Only lines with the string "this" matter here; gather them from the material below.

BEGIN DATASET RECORDS

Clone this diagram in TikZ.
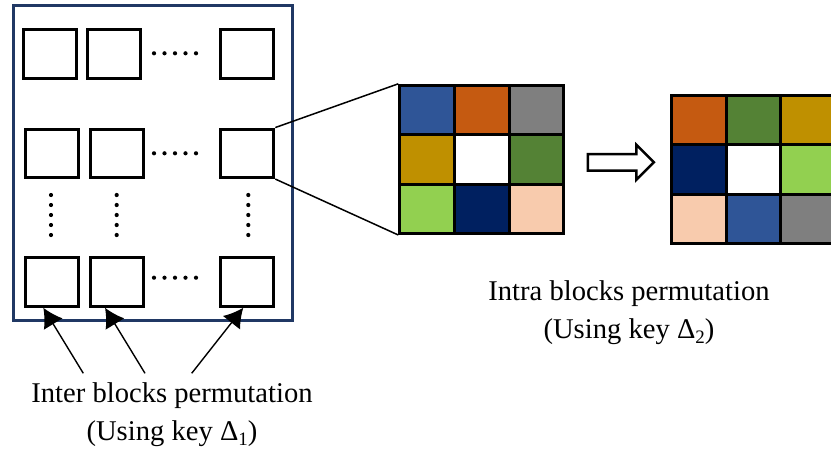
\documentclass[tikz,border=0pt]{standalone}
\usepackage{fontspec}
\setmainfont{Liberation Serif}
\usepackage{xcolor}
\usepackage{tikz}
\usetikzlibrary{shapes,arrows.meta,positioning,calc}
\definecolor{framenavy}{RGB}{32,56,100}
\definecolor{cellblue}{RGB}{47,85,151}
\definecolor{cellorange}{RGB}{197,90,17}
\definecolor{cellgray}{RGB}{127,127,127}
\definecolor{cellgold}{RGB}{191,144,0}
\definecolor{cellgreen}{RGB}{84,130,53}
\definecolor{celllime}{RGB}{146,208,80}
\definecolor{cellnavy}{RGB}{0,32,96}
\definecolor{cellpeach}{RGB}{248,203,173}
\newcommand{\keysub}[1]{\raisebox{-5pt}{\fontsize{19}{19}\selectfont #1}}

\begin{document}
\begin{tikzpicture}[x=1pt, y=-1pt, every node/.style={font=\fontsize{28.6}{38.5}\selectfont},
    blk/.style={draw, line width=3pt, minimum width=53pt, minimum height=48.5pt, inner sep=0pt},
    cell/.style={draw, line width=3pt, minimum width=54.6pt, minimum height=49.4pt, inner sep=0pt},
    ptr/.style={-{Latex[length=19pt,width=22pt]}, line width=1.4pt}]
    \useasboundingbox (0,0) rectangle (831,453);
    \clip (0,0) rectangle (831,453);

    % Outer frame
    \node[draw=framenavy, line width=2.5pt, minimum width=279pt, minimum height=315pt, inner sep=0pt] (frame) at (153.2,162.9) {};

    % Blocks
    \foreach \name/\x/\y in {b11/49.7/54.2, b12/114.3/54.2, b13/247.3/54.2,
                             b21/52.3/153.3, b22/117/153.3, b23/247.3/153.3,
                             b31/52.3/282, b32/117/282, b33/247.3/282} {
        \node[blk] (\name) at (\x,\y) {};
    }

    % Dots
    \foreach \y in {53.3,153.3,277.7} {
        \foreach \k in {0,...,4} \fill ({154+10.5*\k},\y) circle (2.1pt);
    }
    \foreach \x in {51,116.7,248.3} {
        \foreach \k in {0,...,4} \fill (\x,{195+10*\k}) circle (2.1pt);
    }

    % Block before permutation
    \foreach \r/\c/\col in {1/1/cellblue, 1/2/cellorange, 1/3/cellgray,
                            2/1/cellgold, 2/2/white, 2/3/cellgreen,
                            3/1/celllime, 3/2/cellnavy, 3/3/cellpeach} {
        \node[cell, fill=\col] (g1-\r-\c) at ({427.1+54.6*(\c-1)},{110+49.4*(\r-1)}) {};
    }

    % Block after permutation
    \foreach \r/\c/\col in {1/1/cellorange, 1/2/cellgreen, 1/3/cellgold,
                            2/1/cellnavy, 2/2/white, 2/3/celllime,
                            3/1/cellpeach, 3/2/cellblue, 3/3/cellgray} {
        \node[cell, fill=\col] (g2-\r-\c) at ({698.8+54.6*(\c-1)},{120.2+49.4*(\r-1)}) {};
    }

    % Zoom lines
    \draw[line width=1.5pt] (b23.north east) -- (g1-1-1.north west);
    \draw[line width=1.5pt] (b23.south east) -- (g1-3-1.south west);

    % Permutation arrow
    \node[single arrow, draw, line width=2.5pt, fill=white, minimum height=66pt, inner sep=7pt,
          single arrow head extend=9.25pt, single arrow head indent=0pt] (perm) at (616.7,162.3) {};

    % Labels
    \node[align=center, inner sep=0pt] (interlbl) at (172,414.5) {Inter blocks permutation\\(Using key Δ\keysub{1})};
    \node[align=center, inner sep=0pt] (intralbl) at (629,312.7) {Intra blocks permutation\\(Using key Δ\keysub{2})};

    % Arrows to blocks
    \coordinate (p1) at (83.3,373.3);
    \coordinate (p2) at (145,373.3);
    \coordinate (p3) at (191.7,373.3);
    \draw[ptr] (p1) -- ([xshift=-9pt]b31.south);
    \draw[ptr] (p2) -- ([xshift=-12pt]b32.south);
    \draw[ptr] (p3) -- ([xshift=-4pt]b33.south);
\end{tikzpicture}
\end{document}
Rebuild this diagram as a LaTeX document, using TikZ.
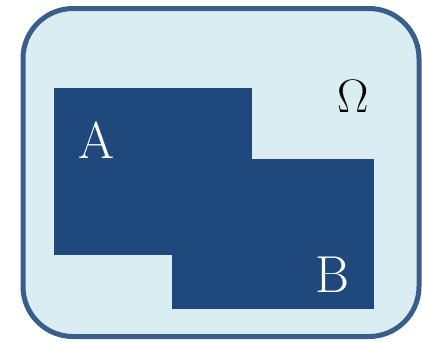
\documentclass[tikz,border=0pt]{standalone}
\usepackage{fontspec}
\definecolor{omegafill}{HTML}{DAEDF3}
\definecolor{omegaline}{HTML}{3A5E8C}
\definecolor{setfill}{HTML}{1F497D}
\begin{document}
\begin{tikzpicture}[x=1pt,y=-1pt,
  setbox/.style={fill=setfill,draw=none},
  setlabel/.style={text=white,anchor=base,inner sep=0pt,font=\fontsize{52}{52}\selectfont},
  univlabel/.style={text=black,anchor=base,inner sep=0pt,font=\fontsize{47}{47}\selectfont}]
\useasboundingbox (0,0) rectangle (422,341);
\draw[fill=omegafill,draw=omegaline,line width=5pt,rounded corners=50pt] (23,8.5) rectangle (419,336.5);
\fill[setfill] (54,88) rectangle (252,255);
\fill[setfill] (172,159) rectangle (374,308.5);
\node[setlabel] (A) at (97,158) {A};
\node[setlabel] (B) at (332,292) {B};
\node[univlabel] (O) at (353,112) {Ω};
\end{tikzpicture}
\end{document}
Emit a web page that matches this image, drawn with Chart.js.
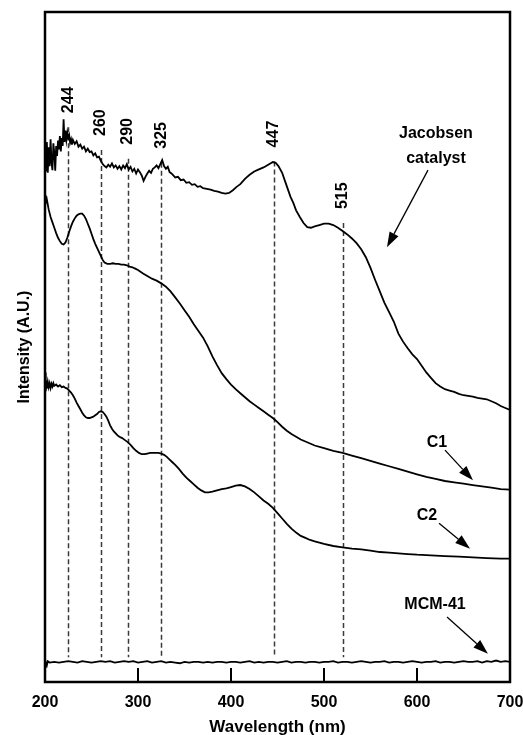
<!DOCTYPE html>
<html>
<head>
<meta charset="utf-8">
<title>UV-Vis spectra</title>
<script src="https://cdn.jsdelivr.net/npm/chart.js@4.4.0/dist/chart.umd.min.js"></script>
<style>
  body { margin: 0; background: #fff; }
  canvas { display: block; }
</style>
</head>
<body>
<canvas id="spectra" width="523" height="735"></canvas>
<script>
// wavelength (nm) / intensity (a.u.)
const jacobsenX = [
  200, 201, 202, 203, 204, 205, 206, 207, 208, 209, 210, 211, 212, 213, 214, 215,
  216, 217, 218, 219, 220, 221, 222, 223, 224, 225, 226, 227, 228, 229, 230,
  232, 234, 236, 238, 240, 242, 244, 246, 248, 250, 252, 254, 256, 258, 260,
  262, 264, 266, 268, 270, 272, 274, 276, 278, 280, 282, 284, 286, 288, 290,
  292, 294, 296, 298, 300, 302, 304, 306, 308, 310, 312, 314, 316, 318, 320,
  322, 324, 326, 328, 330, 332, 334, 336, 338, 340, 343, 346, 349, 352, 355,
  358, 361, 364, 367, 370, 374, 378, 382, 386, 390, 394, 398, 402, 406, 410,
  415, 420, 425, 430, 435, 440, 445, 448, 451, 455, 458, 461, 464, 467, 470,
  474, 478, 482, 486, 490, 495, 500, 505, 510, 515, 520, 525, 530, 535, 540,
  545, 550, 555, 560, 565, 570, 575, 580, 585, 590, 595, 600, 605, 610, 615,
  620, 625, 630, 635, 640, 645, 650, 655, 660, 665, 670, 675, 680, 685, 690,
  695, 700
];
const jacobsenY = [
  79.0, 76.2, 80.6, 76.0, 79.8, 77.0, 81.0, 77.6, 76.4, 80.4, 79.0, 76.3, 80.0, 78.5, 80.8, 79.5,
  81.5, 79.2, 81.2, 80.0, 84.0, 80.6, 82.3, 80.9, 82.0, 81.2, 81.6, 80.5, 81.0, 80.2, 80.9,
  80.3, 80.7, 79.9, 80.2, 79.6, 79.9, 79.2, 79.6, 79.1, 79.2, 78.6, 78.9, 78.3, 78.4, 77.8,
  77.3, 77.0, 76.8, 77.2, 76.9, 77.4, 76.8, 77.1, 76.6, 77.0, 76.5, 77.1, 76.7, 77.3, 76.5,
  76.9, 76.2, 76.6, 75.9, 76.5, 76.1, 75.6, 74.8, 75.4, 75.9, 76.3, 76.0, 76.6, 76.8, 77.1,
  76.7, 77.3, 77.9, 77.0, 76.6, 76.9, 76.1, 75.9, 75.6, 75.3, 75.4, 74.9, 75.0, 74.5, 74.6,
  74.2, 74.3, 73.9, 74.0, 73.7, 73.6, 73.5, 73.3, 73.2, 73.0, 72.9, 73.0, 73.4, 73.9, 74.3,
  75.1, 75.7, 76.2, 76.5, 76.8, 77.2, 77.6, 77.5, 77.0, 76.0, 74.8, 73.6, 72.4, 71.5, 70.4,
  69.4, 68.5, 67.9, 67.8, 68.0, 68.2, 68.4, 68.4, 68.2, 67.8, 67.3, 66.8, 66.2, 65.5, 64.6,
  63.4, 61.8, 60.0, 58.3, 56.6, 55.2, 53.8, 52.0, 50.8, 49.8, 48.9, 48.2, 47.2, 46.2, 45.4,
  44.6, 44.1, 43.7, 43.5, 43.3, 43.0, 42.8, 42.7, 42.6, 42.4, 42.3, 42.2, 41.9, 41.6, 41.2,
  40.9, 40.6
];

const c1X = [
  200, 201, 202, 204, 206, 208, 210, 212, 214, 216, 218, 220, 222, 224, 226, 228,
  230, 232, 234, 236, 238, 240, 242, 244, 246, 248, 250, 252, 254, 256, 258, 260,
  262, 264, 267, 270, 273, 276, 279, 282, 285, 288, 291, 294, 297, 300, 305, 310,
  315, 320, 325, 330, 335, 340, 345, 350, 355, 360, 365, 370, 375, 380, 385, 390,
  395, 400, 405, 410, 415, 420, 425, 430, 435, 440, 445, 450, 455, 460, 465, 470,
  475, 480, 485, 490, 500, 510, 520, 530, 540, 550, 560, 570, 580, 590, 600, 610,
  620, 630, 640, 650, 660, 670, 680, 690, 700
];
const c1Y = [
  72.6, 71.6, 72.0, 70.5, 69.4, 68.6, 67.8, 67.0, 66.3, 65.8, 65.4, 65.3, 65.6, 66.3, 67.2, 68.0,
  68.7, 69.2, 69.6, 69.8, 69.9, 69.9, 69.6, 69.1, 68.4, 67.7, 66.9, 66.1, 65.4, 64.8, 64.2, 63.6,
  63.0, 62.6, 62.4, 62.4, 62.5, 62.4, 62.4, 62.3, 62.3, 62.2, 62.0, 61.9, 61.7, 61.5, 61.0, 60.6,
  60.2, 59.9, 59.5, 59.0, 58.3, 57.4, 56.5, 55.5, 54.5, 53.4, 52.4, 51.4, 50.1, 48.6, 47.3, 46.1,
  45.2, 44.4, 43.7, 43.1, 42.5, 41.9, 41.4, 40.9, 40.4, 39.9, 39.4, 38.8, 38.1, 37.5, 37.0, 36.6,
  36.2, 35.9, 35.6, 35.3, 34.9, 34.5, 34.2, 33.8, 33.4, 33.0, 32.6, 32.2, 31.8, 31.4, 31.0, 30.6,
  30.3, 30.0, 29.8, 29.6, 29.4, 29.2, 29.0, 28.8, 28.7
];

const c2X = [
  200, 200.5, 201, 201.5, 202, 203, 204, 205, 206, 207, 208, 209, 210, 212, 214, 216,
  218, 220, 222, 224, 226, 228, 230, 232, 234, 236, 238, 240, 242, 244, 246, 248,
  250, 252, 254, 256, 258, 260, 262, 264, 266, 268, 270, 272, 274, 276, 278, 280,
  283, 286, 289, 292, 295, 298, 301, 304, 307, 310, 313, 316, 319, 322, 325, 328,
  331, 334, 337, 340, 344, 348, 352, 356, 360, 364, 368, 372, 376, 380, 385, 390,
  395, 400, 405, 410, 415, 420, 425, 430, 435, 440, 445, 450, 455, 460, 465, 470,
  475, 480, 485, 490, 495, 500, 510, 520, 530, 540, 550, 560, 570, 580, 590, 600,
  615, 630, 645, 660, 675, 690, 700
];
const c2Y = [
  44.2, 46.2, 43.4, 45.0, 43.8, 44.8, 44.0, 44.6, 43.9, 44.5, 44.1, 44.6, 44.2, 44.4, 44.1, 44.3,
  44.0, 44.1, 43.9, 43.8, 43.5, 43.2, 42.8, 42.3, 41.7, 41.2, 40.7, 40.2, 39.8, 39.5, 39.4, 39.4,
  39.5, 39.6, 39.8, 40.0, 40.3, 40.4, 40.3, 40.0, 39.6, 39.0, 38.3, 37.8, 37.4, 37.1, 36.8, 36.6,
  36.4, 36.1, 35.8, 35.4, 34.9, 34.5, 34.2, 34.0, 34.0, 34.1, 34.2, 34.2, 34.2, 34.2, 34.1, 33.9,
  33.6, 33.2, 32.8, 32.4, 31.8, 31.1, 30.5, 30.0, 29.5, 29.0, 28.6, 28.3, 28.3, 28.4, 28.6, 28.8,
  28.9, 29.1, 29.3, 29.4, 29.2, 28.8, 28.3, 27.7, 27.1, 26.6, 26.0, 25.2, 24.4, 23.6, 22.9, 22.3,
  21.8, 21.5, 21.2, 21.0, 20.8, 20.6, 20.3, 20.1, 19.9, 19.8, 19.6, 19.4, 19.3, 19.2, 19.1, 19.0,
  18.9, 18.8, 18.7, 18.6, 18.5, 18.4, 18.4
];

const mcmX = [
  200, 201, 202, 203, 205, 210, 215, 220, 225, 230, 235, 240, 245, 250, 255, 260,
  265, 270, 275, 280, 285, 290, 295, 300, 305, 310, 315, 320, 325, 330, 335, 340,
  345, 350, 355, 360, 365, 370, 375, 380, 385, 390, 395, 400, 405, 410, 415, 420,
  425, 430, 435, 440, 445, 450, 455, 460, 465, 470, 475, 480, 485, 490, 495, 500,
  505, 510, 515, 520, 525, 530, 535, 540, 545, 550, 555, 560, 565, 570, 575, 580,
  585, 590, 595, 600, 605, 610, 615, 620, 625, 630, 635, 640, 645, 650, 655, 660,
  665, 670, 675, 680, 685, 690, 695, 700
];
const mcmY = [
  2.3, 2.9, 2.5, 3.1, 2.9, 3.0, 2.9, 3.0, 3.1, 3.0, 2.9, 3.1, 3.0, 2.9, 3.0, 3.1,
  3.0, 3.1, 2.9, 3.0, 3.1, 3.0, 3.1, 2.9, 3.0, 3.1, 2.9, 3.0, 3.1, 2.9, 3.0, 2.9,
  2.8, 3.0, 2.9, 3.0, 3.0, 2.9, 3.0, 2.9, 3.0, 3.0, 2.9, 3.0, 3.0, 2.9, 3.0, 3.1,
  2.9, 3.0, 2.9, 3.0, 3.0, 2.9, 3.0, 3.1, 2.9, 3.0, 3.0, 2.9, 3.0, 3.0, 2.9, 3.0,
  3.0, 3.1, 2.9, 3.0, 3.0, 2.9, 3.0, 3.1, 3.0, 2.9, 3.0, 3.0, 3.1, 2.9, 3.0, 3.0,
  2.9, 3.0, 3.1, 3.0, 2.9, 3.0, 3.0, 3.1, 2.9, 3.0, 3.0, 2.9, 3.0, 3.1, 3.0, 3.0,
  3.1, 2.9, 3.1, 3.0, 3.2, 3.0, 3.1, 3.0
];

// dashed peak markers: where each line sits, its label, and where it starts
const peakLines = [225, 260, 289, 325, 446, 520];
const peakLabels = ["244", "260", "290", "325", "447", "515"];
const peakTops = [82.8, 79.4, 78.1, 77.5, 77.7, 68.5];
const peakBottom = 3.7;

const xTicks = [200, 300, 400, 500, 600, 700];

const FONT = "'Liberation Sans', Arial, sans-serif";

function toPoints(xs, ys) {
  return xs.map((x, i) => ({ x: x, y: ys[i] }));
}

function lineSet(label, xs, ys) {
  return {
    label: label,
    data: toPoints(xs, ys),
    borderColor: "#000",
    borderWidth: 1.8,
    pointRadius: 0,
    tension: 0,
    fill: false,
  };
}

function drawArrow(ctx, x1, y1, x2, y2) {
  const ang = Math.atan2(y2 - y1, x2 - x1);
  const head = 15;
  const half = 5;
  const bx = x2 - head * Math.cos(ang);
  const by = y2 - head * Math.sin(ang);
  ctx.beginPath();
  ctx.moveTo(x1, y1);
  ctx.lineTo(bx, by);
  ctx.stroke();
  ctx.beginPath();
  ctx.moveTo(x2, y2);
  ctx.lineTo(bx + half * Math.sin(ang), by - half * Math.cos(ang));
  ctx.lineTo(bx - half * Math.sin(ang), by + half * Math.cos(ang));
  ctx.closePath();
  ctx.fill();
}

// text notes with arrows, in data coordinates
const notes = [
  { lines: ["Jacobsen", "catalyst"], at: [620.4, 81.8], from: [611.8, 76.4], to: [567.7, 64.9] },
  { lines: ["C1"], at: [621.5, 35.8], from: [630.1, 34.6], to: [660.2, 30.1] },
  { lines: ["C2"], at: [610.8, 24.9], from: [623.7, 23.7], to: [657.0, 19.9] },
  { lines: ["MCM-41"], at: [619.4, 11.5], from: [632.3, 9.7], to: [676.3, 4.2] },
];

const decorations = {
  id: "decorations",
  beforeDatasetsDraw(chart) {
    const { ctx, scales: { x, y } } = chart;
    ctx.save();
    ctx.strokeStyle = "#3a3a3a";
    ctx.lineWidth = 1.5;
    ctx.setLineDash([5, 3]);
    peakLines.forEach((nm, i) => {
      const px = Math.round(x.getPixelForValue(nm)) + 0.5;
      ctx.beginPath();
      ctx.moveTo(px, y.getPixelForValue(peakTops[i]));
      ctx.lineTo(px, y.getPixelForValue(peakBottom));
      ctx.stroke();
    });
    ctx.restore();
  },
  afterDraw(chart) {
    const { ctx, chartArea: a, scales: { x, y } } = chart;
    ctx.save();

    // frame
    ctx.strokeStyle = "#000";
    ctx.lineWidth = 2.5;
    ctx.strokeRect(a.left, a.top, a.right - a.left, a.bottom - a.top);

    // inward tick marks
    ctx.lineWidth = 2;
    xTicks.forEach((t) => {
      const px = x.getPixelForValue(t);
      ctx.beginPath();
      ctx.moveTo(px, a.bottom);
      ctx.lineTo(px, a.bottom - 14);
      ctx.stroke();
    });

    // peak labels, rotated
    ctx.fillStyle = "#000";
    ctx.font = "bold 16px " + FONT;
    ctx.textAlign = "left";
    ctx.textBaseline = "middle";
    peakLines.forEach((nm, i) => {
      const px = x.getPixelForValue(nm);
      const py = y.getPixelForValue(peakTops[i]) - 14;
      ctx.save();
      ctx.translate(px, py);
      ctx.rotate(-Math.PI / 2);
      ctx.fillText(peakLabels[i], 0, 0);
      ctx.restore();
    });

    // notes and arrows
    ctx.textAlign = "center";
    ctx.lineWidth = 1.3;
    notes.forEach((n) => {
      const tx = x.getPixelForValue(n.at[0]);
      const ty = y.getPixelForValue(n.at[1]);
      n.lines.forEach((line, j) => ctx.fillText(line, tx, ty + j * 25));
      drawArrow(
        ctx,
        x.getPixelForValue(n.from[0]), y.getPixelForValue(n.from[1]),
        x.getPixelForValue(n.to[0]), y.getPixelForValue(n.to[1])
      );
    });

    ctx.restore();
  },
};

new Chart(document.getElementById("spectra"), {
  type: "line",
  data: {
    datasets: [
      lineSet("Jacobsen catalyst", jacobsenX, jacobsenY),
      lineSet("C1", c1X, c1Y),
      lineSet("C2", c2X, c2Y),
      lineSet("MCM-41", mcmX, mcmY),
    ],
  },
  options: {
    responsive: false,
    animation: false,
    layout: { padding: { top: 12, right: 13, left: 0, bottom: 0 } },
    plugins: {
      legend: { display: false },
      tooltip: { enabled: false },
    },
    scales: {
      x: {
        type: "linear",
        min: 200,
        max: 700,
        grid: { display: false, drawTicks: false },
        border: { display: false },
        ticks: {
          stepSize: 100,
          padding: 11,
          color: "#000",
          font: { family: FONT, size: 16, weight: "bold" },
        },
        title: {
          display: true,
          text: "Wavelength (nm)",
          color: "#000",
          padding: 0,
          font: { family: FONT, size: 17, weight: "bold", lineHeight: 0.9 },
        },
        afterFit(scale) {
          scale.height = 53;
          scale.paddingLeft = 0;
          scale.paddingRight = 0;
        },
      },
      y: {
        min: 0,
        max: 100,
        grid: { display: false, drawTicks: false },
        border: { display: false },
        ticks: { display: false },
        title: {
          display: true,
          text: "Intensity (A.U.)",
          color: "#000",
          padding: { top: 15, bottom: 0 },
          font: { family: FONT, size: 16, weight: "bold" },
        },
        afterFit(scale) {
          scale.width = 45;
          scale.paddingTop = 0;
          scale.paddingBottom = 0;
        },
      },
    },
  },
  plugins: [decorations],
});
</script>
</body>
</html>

END DATASET RECORDS

_RESPONSE:_
Clone this diagram in TikZ.
Rebuild this diagram as a LaTeX document, using TikZ.
Emit a web page that matches this image, drawn with Chart.js.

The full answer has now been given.